Weirdness/wacky content. A book written as straight with not at least a little bit of weirdness in them would not be a Dean Koontz book. This book had some but not much. Most of it centering around some puppets created by an artist who killed his family and himself.

500 word synopsis.
Addisson was born with a face only a mother could love, and in this case not even her. From a young age he is told that when people see his face they have an instinctual urge to violently kill him. Because of this his mother keeps him isolated in the middle of the forest. As he grows even his mother finds his face too much and sends him off into the forest, sometimes for days at a time. Eventually his mother tells him to leave and she kills herself and Addisson makes his way to a city.
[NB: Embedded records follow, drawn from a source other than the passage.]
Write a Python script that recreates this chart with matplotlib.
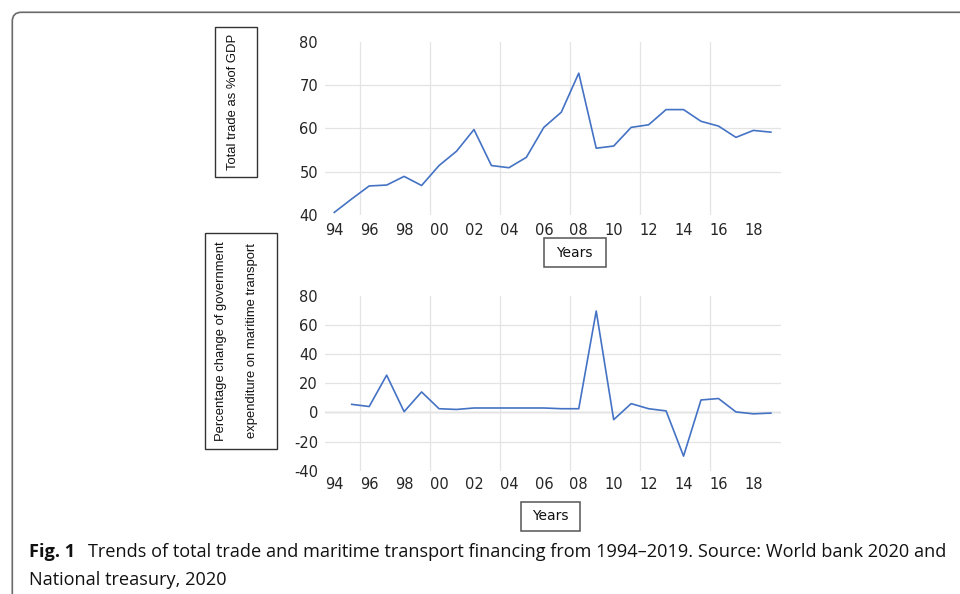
import matplotlib
matplotlib.use("Agg")
import matplotlib.pyplot as plt
from matplotlib.patches import Rectangle, FancyBboxPatch
from matplotlib import font_manager

plt.rcParams["axes.unicode_minus"] = False

# ---------------- data ----------------
years_trade = list(range(1994, 2020))
trade_pct_gdp = [40.6, 43.7, 46.7, 46.9, 48.9, 46.8, 51.4, 54.7, 59.7, 51.4,
                 50.9, 53.3, 60.2, 63.7, 72.7, 55.4, 55.9, 60.2, 60.8, 64.3,
                 64.3, 61.6, 60.5, 57.9, 59.5, 59.1]

years_gov = list(range(1995, 2020))
gov_change = [5.5, 4.0, 25.5, 0.5, 14.0, 2.5, 2.0, 3.0, 3.0, 3.0,
              3.0, 3.0, 2.5, 2.5, 69.5, -5.0, 6.0, 2.5, 1.0, -30.0,
              8.5, 9.5, 0.3, -1.0, -0.5]

tick_years = list(range(1994, 2019, 2))
tick_labels = ["94", "96", "98", "00", "02", "04", "06", "08", "10", "12", "14", "16", "18"]
grid_years = [1995.5, 1999.5, 2003.5, 2007.5, 2011.5, 2015.5]
top_yticks = [40, 50, 60, 70, 80]
bot_yticks = [-40, -20, 0, 20, 40, 60, 80]

top_ylabel = "Total trade as %of GDP"
bot_ylabel_lines = ["Percentage change of government", "expenditure on maritime transport"]
xlabel = "Years"
caption_bold = "Fig. 1"
caption_line1 = "Trends of total trade and maritime transport financing from 1994\u20132019. Source: World bank 2020 and"
caption_line2 = "National treasury, 2020"

# ---------------- layout ----------------
W, H = 960, 594
fig = plt.figure(figsize=(9.6, 5.94), dpi=100)

avail = {f.name for f in font_manager.fontManager.ttflist}
narrow = "Liberation Sans Narrow" if "Liberation Sans Narrow" in avail else "Liberation Sans"
cap_font = "Open Sans" if "Open Sans" in avail else "DejaVu Sans"

bg = fig.add_axes([0, 0, 1, 1])
bg.set_xlim(0, W)
bg.set_ylim(H, 0)
bg.axis("off")

LINE = "#4472C4"
GRID = "#e4e4e4"
TXT = "#262626"


def make_axes(top_px, bottom_px):
    return fig.add_axes([325 / W, 1 - bottom_px / H, (781 - 325) / W, (bottom_px - top_px) / H])


def style(ax, yticks, xpad):
    ax.set_xlim(1993.47, 2019.58)
    ax.set_ylim(yticks[0], yticks[-1])
    ax.set_xticks(tick_years, tick_labels)
    ax.set_xticks(grid_years, minor=True)
    ax.set_yticks(yticks)
    for s in ax.spines.values():
        s.set_visible(False)
    ax.tick_params(axis="both", which="both", length=0, labelsize=10.5, colors=TXT)
    ax.tick_params(axis="y", pad=5)
    ax.tick_params(axis="x", pad=xpad)
    ax.grid(which="minor", axis="x", color=GRID, lw=0.9)
    ax.grid(which="major", axis="y", color=GRID, lw=0.9)
    ax.grid(which="major", axis="x", visible=False)
    gl = ax.get_ygridlines()
    gl[0].set_visible(False)
    gl[-1].set_visible(False)
    ax.set_facecolor("none")


ax1 = make_axes(41.5, 215)
style(ax1, top_yticks, 6.0)
ax1.plot(years_trade, trade_pct_gdp, color=LINE, lw=1.2)

ax2 = make_axes(295.7, 470.7)
style(ax2, bot_yticks, 4.5)
ax2.axhline(0, color="#c4c4c4", lw=1.0, zorder=1)
ax2.plot(years_gov, gov_change, color=LINE, lw=1.2, zorder=3)

# ---------------- frame ----------------
frame = FancyBboxPatch((12.3, 12.3), 1100, 800, boxstyle="round,pad=0,rounding_size=9",
                       ec="#6a6a6a", fc="none", lw=1.2)
bg.add_patch(frame)

# ---------------- y label boxes ----------------
bg.add_patch(Rectangle((215, 27.3), 41.7, 149.4, fill=False, ec="#333333", lw=1.0))
bg.text(233, 102, top_ylabel, rotation=90, ha="center", va="center",
        fontsize=9.4, family=[narrow, "DejaVu Sans"], color="#111111")

bg.add_patch(Rectangle((205, 233.3), 71.7, 215.7, fill=False, ec="#333333", lw=1.0))
bg.text(221, 341, bot_ylabel_lines[0], rotation=90, ha="center", va="center",
        fontsize=9.4, family=[narrow, "DejaVu Sans"], color="#111111")
bg.text(252, 341, bot_ylabel_lines[1], rotation=90, ha="center", va="center",
        fontsize=9.4, family=[narrow, "DejaVu Sans"], color="#111111")

# ---------------- Years boxes ----------------
bg.add_patch(Rectangle((544, 238.3), 61.7, 29, fill=False, ec="#555555", lw=1.1))
bg.text(574.8, 253, xlabel, ha="center", va="center", fontsize=10, color="#111111")
bg.add_patch(Rectangle((521, 501.7), 59, 29.3, fill=False, ec="#555555", lw=1.1))
bg.text(550.5, 516.5, xlabel, ha="center", va="center", fontsize=10, color="#111111")

# ---------------- caption ----------------
CAP = 13.1
tb = bg.text(29.3, 556.7, caption_bold, fontweight="bold", family=cap_font,
             fontsize=CAP, va="baseline", ha="left", color="#111111")
fig.canvas.draw()
bb = tb.get_window_extent(renderer=fig.canvas.get_renderer())
x_end = bb.x1
bg.text(x_end + 13, 556.7, caption_line1, family=cap_font, fontsize=CAP,
        va="baseline", ha="left", color="#111111")
bg.text(29.3, 585, caption_line2, family=cap_font, fontsize=CAP,
        va="baseline", ha="left", color="#111111")

fig.savefig("out.png", dpi=100)
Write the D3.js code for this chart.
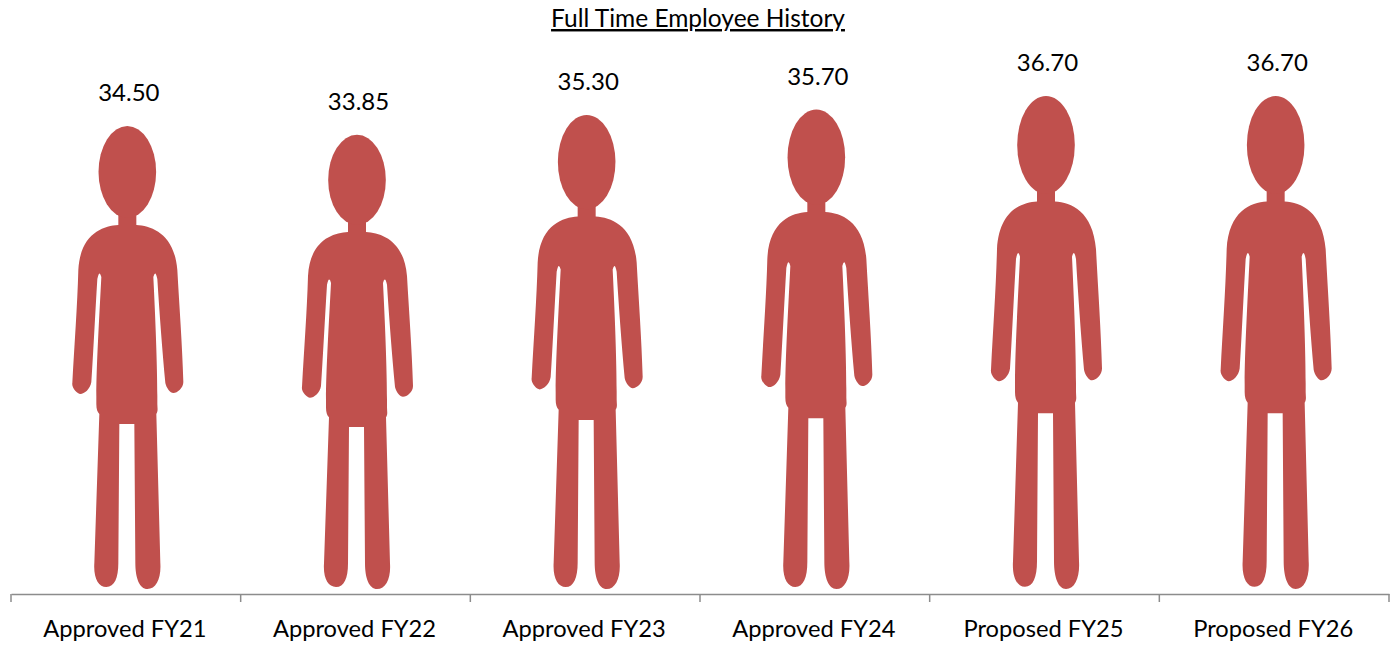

Almost killed by some street thugs he is taken in by another man who has the same facial features. They live underground in a long forgotten set of rooms spending most of their days reading. Eventually one day during a snowstorm Addison and his father are confronted by the police who shoot and beat Addison’s father to death. This leaves Addison alone for years until one night while sneaking through the library he sees a woman chased by a man. Eventually she evades the chaser and Addison introduces himself, while keeping to the shadows. She says that she has a social fear and can not touch people and he explains his condition and he agrees not to touch and she not to look. From there it is a whirlwind ride as Addison helps Gwyneth avenge her fathers death, survive a worldwide plague and find out what he really is. It is here we learn that he, and Gwyneth and a few other people are people who despite being born of man and woman are not tainted Adam's sin. When people look at them they see their own sin reflected and this drives them into a rage. With all of humanity dead the couple find themselves living in a literal new garden of Eden.

Golden Retriever Watch:
At least one Golden Retriever appeared in this book quite possibly more as at one point the protagonist is surrounded by 50 dogs.